La esencia del proyecto se centró en empoderar a la comunidad, especialmente a las mujeres tejedoras, para que se convirtieran en promotoras de salud mental y tutoras de resiliencia. Como ilustra la experiencia de Marina, el tejido, que para muchas fue un refugio silencioso ante el dolor y la ansiedad del conflicto, se transformó en una poderosa herramienta de sanación y expresión. Los talleres no solo proporcionaron un espacio para el arte y el oficio, sino que también fueron foros de resistencia, sanación y encuentro, donde las historias reprimidas encontraron voz y las mujeres se reconocieron como parte de un colectivo. La valentía de Marina al compartir su experiencia con los jóvenes en las escuelas demuestra cómo el proyecto trascendió el ámbito inicial para sembrar semillas de empatía y comprensión sobre el manejo del dolor y las emociones, transformando su propia experiencia de víctima en una fuente de enseñanza y empoderamiento para otros.

El impacto de “Cuidarte San Jacinto” fue profundamente positivo para todos los involucrados, desde los investigadores y estudiantes que aprendieron a reconocer el valor de las personas y la vida en la comunidad, hasta los participantes que encontraron un espacio para sanar y contribuir a la construcción de un futuro. A pesar de los desafíos como la resistencia inicial, las dificultades logísticas y la precariedad de los servicios básicos en el municipio, la apertura y la necesidad de la comunidad de trabajar en salud mental fueron evidentes. El proyecto dejó un “granito de arena” y fortaleció lazos duraderos, demostrando que incluso ante las carencias y los legados del conflicto (como la informalidad laboral, problemas de salud mental, consumo de sustancias y violencia intrafamiliar), la voluntad de superación y el deseo de aprender prevalecen.

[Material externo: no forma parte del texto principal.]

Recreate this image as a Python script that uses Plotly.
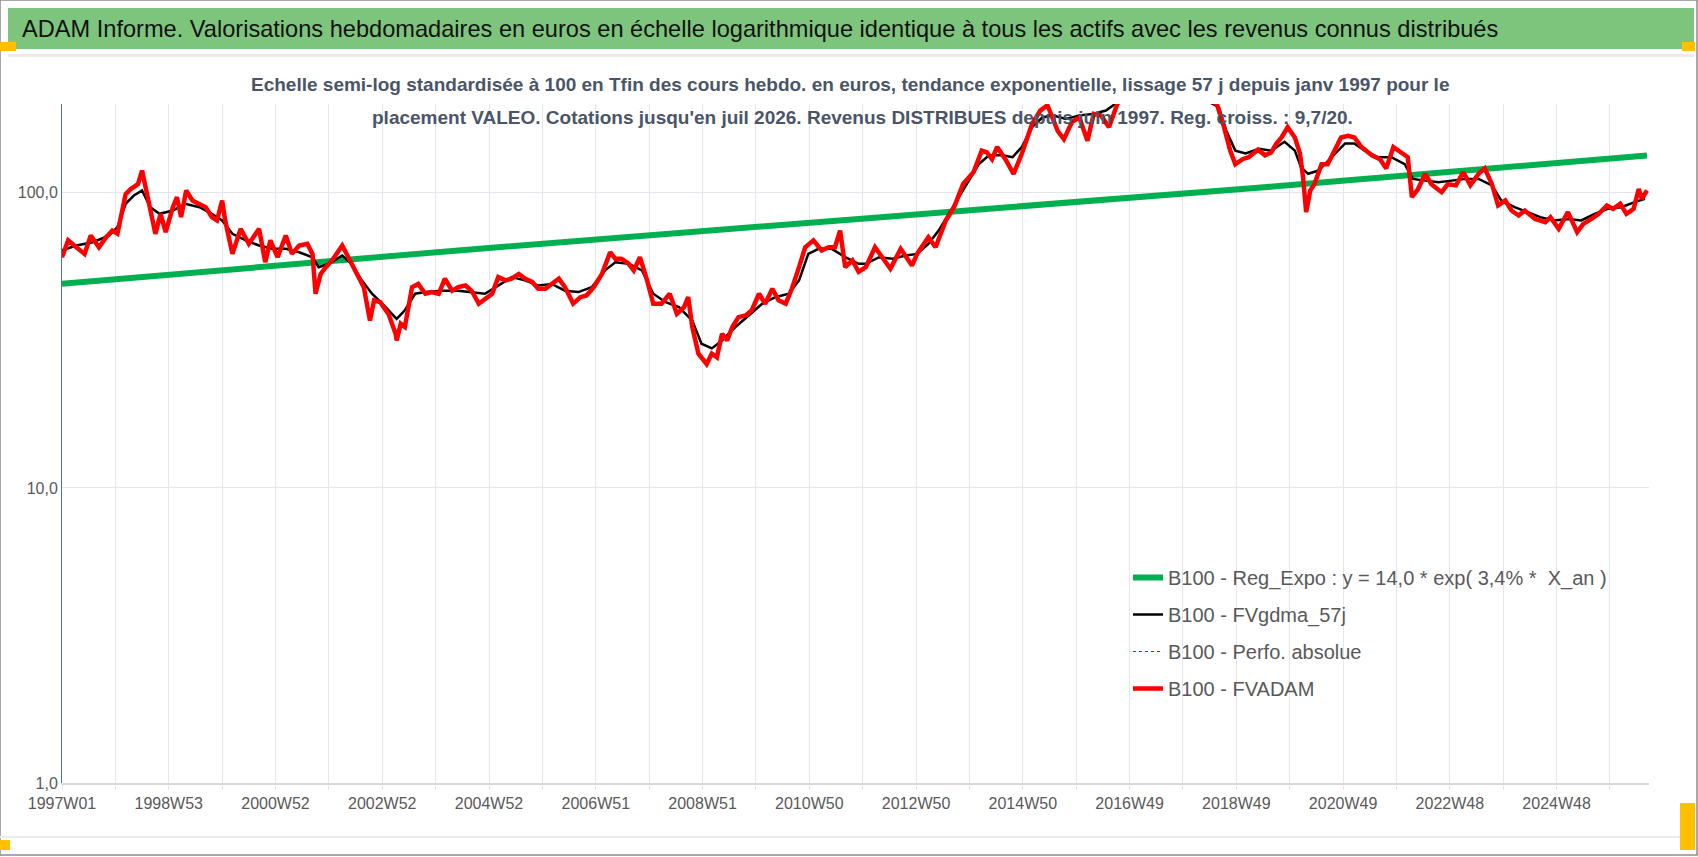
import numpy as np
from plotly import graph_objects as go

# page geometry (pixels) of the plot area
W, H = 1698, 857
PLOT_L, PLOT_R, PLOT_T, PLOT_B = 62, 1649, 104, 783

FONT = "Liberation Sans, Arial, sans-serif"

TITLE = ("ADAM Informe. Valorisations hebdomadaires en euros en échelle logarithmique "
         "identique à tous les actifs avec les revenus connus distribués")
SUBTITLE_1 = ("Echelle semi-log standardisée à 100 en Tfin des cours hebdo. en euros, "
              "tendance exponentielle, lissage 57 j depuis janv 1997 pour le")
SUBTITLE_2 = ("placement VALEO. Cotations jusqu'en juil 2026. Revenus DISTRIBUES depuis "
              "juin 1997. Reg. croiss. : 9,7/20.")

# x axis: weeks counted from 1997W01
tick_weeks = [0, 104, 208, 312, 416, 520, 624, 728, 832, 936, 1040, 1144, 1248, 1352, 1456]
tick_labels = ["1997W01", "1998W53", "2000W52", "2002W52", "2004W52", "2006W51", "2008W51",
               "2010W50", "2012W50", "2014W50", "2016W49", "2018W49", "2020W49", "2022W48",
               "2024W48"]
last_week = 1546

# B100 - FVADAM (weekly valuation)
adam_weeks = [0, 6, 14, 22, 28, 36, 43, 49, 54, 62, 67, 74, 78, 83, 88, 91, 96, 101, 108, 112,
              116, 121, 127, 134, 140, 146, 151, 156, 159, 166, 174, 182, 192, 198, 203, 210,
              218, 224, 231, 239, 244, 247, 252, 257, 263, 273, 279, 287, 294, 300, 304, 310,
              318, 325, 326, 330, 334, 341, 347, 354, 360, 367, 373, 380, 386, 393, 399, 406,
              412, 419, 425, 432, 438, 445, 451, 458, 464, 471, 477, 484, 490, 498, 505, 511,
              518, 526, 534, 539, 545, 552, 557, 563, 570, 576, 584, 592, 599, 606, 610, 614,
              620, 628, 633, 638, 643, 648, 653, 659, 666, 672, 679, 685, 692, 698, 705, 711,
              718, 724, 732, 740, 747, 753, 758, 763, 770, 776, 783, 792, 799, 807, 817, 822,
              828, 833, 844, 851, 861, 869, 878, 888, 896, 901, 906, 911, 919, 927, 935, 945,
              953, 960, 965, 970, 976, 984, 991, 999, 1005, 1012, 1020, 1028, 1036, 1050, 1065,
              1080, 1095, 1110, 1125, 1132, 1138, 1143, 1150, 1156, 1163, 1165, 1172, 1178,
              1183, 1188, 1194, 1201, 1206, 1209, 1212, 1216, 1220, 1227, 1233, 1240, 1246,
              1253, 1259, 1266, 1276, 1284, 1290, 1297, 1305, 1311, 1315, 1321, 1328, 1334,
              1344, 1350, 1358, 1365, 1372, 1380, 1386, 1393, 1399, 1406, 1412, 1419, 1425,
              1435, 1445, 1450, 1458, 1467, 1476, 1482, 1490, 1497, 1505, 1511, 1518, 1524,
              1531, 1536, 1539, 1544]
adam_values = [60.5, 69, 65.4, 62.1, 71.7, 65.4, 70.7, 74.5, 72.7, 99, 103, 107, 119, 99, 80.6,
               72.6, 84.9, 73.6, 89.4, 96.7, 82.7, 101.8, 94.2, 91.8, 89.4, 82.7, 80.6, 94.2,
               80.6, 62.1, 75.5, 67.2, 75.5, 58.2, 69, 60.5, 71.7, 62.1, 66.3, 67.2, 62.1, 45.5,
               53.1, 56, 59, 66.3, 60.5, 53.1, 47.9, 36.9, 43.2, 42.6, 38.9, 33.3, 31.6, 36,
               35.1, 47.9, 49.1, 45.5, 46.1, 45.5, 51.2, 46.6, 47.9, 48.5, 46.6, 42.1, 43.7,
               45.5, 51.8, 50.5, 51.2, 53.1, 51.2, 49.9, 47.3, 47.3, 49.1, 51.2, 47.9, 42.1,
               44.3, 44.9, 47.9, 53.1, 62.9, 59.8, 59.8, 57.5, 54.6, 60.5, 50.5, 42.1, 42.1,
               45.5, 38.9, 41, 44.3, 35.1, 28.5, 26.3, 28.5, 27.7, 33.3, 31.6, 35.1, 37.9, 38.4,
               40, 45.5, 42.1, 47.3, 43.2, 42.1, 47.3, 56, 65.4, 69, 63.8, 65.4, 65.4, 74.5, 56,
               59, 54, 56, 65.4, 60.5, 55.3, 64.6, 60.5, 56.7, 62.1, 70.7, 65.4, 80.6, 89.4,
               107.3, 117.5, 139, 137, 130, 143, 130, 116, 135.6, 171, 190, 198, 180, 162, 152,
               174, 180, 150, 185, 183, 167, 200, 215, 235, 250, 240, 230, 215, 200, 167, 139,
               125, 130, 132, 139, 140, 134, 137, 147, 154, 167, 154, 136, 113, 86, 101.8, 107,
               125, 125, 139, 154, 156, 154, 143, 134, 130, 121, 143, 137, 132, 96.7, 103, 116,
               107, 100.5, 107, 106, 117.5, 106, 116, 121, 107, 90.6, 94.2, 87.1, 83.8, 87.1,
               81.6, 79.5, 82.7, 75.5, 86, 73.6, 78.5, 81.6, 84.9, 90.6, 88.3, 91.8, 84.9, 88.3,
               103, 95.4, 101.8]

# B100 - FVgdma_57j (smoothed line)
gdma_weeks = [0, 14, 30, 46, 54, 62, 70, 78, 86, 95, 108, 120, 134, 146, 156, 166, 179, 192,
              205, 218, 231, 244, 250, 260, 273, 282, 292, 302, 312, 321, 326, 334, 344, 354,
              370, 386, 399, 412, 425, 438, 451, 464, 477, 490, 503, 516, 529, 539, 552, 565,
              576, 588, 601, 614, 623, 633, 643, 656, 669, 682, 695, 708, 718, 727, 737, 750,
              763, 776, 783, 796, 809, 822, 833, 844, 854, 864, 874, 883, 893, 903, 916, 926,
              935, 945, 955, 965, 978, 991, 1004, 1017, 1030, 1050, 1070, 1090, 1110, 1127,
              1134, 1143, 1153, 1166, 1178, 1191, 1201, 1207, 1214, 1224, 1237, 1250, 1259,
              1269, 1282, 1295, 1308, 1316, 1328, 1341, 1354, 1367, 1380, 1393, 1402, 1415,
              1428, 1440, 1454, 1467, 1480, 1493, 1506, 1519, 1532, 1542]
gdma_values = [63.8, 66.3, 68, 71.7, 76.5, 91.8, 97.9, 101.8, 89.4, 84.9, 87.1, 91.8, 89.4,
               84.9, 80.6, 72.6, 69, 66.3, 64.6, 64.6, 62.9, 60.5, 56, 57.5, 61.3, 57.5, 50.5,
               45.5, 42.1, 38.9, 37.4, 40, 45.5, 46.1, 46.6, 46.6, 46.1, 45.5, 48.5, 51.8, 50.5,
               48.5, 49.1, 46.6, 46.1, 47.9, 54.6, 58.2, 57.5, 54.6, 45.5, 42.6, 41, 36.9, 30.8,
               29.7, 31.6, 35.1, 38.4, 42.1, 44.3, 45.5, 50.5, 62.1, 64.6, 64.6, 60.5, 57.5,
               57.5, 60.5, 59.8, 61.3, 62.1, 67.2, 74.5, 84.9, 96.7, 110, 125, 134, 134, 132,
               143, 167, 180, 183, 178, 183, 185, 190, 205, 220, 225, 220, 210, 195, 163, 139,
               136, 141, 139, 149, 139, 122, 116, 119, 132, 147, 147, 139, 132, 132, 125, 111.5,
               110, 108.7, 110, 111.5, 111.5, 106, 94.2, 89.4, 86, 82.7, 80.6, 81.6, 80.6, 84.9,
               88.3, 89.4, 93, 95.4]

# B100 - Reg_Expo (exponential trend, straight on the log scale)
reg_weeks = [0, 386, 776, 1165, 1544]
reg_values = [49.2, 63.8, 81.6, 104, 133.8]

LEGEND_REG = "B100 - Reg_Expo : y = 14,0 * exp( 3,4% *  X_an )"
LEGEND_GDMA = "B100 - FVgdma_57j"
LEGEND_PERFO = "B100 - Perfo. absolue"
LEGEND_ADAM = "B100 - FVADAM"


def px_x(px):
    return (px - PLOT_L) / (PLOT_R - PLOT_L)


def px_y(py):
    return (PLOT_B - py) / (PLOT_B - PLOT_T)


def page_rect(x0, y0, x1, y1, **kw):
    return dict(type="rect", xref="paper", yref="paper", x0=px_x(x0), x1=px_x(x1),
                y0=px_y(y1), y1=px_y(y0), layer="below", **kw)


fig = go.Figure()

fig.add_trace(go.Scatter(x=reg_weeks, y=reg_values, mode="lines", name=LEGEND_REG,
                         legendgroup="a", legendrank=1,
                         line=dict(color="#00B050", width=6)))
fig.add_trace(go.Scatter(x=gdma_weeks, y=gdma_values, mode="lines", name=LEGEND_GDMA,
                         legendgroup="b", legendrank=2,
                         line=dict(color="#000000", width=2.5)))
fig.add_trace(go.Scatter(x=adam_weeks, y=adam_values, mode="lines", name=LEGEND_PERFO,
                         legendgroup="c", legendrank=3,
                         line=dict(color="#FF0000", width=1.2, dash="dot")))
fig.add_trace(go.Scatter(x=adam_weeks, y=adam_values, mode="lines", name=LEGEND_ADAM,
                         legendgroup="d", legendrank=4,
                         line=dict(color="#FF0000", width=4.5)))

shapes = [
    # header band and frame pieces
    page_rect(0, 0, W - 1, H - 2, line=dict(color="#8C8C8C", width=1.5), fillcolor="white"),
    page_rect(8, 8, W - 4, 49, line=dict(width=0), fillcolor="#7DC57D"),
    page_rect(8, 54, W - 4, 57, line=dict(width=0), fillcolor="#EBEBEB"),
    page_rect(0, 836, W - 12, 838, line=dict(width=0), fillcolor="#EBEBEB"),
    page_rect(0, 42, 16, 51, line=dict(width=0), fillcolor="#FFC000"),
    page_rect(W - 16, 42, W - 3, 51, line=dict(width=0), fillcolor="#FFC000"),
    page_rect(0, 840, 10, 850, line=dict(width=0), fillcolor="#FFC000"),
    page_rect(W - 18, 803, W - 3, 850, line=dict(width=0), fillcolor="#FFC000"),
]

annotations = [
    dict(text=TITLE, xref="paper", yref="paper", x=px_x(20), y=px_y(29), xanchor="left",
         yanchor="middle", showarrow=False, font=dict(family=FONT, size=23.6, color="#111111")),
    dict(text="<b>" + SUBTITLE_1 + "</b>", xref="paper", yref="paper", x=px_x(850),
         y=px_y(84), xanchor="center", yanchor="middle", showarrow=False,
         font=dict(family=FONT, size=19, color="#4A5568")),
    dict(text="<b>" + SUBTITLE_2 + "</b>", xref="paper", yref="paper", x=px_x(862),
         y=px_y(117), xanchor="center", yanchor="middle", showarrow=False,
         font=dict(family=FONT, size=19, color="#4A5568")),
]

fig.update_layout(
    width=W,
    height=H,
    margin=dict(l=PLOT_L, r=W - PLOT_R, t=PLOT_T, b=H - PLOT_B, pad=0),
    paper_bgcolor="white",
    plot_bgcolor="rgba(0,0,0,0)",
    shapes=shapes,
    annotations=annotations,
    showlegend=True,
    legend=dict(x=px_x(1128), y=px_y(558), xanchor="left", yanchor="top",
                bgcolor="rgba(0,0,0,0)", tracegroupgap=8,
                font=dict(family=FONT, size=20, color="#595959")),
)

fig.update_xaxes(
    range=[0, last_week],
    tickmode="array",
    tickvals=tick_weeks,
    ticktext=tick_labels,
    showgrid=True,
    gridcolor="#E3E6EC",
    gridwidth=1,
    showline=True,
    linecolor="#D9D9D9",
    linewidth=1.5,
    ticks="outside",
    ticklen=5,
    tickcolor="#E3E6EC",
    tickfont=dict(family=FONT, size=16, color="#595959"),
    minor=dict(dtick=52, tick0=0, showgrid=True, gridcolor="#E3E6EC", ticks="outside",
               ticklen=5, tickcolor="#E3E6EC"),
    zeroline=False,
)

fig.update_yaxes(
    type="log",
    range=[0, np.log10(200)],
    tickmode="array",
    tickvals=[1, 10, 100],
    ticktext=["1,0", "10,0", "100,0"],
    showgrid=True,
    gridcolor="#E3E6EC",
    showline=True,
    linecolor="#4472C4",
    linewidth=1,
    ticks="",
    tickfont=dict(family=FONT, size=16, color="#595959"),
    zeroline=False,
)

fig.write_html("out.html", config={"displayModeBar": False},
               post_script="document.body.style.margin='0';")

En última instancia, “Cuidarte San Jacinto” es un ejemplo palpable de cómo la memoria, el arte y la comunidad pueden entrelazarse para tejer un futuro de dignidad y paz. Las mochilas y hamacas de San Jacinto no son solo productos artesanales; son declaraciones de memoria, cada hilo lleva la historia de quienes sobrevivieron, resistieron y crearon belleza en medio del dolor. Este proyecto subraya la importancia de invertir en iniciativas que permitan a las comunidades afectadas por el conflicto no solo recuperarse, sino también liderar su propio proceso de sanación y construcción de una mejor calidad de vida, incluso cuando los recursos se agotan.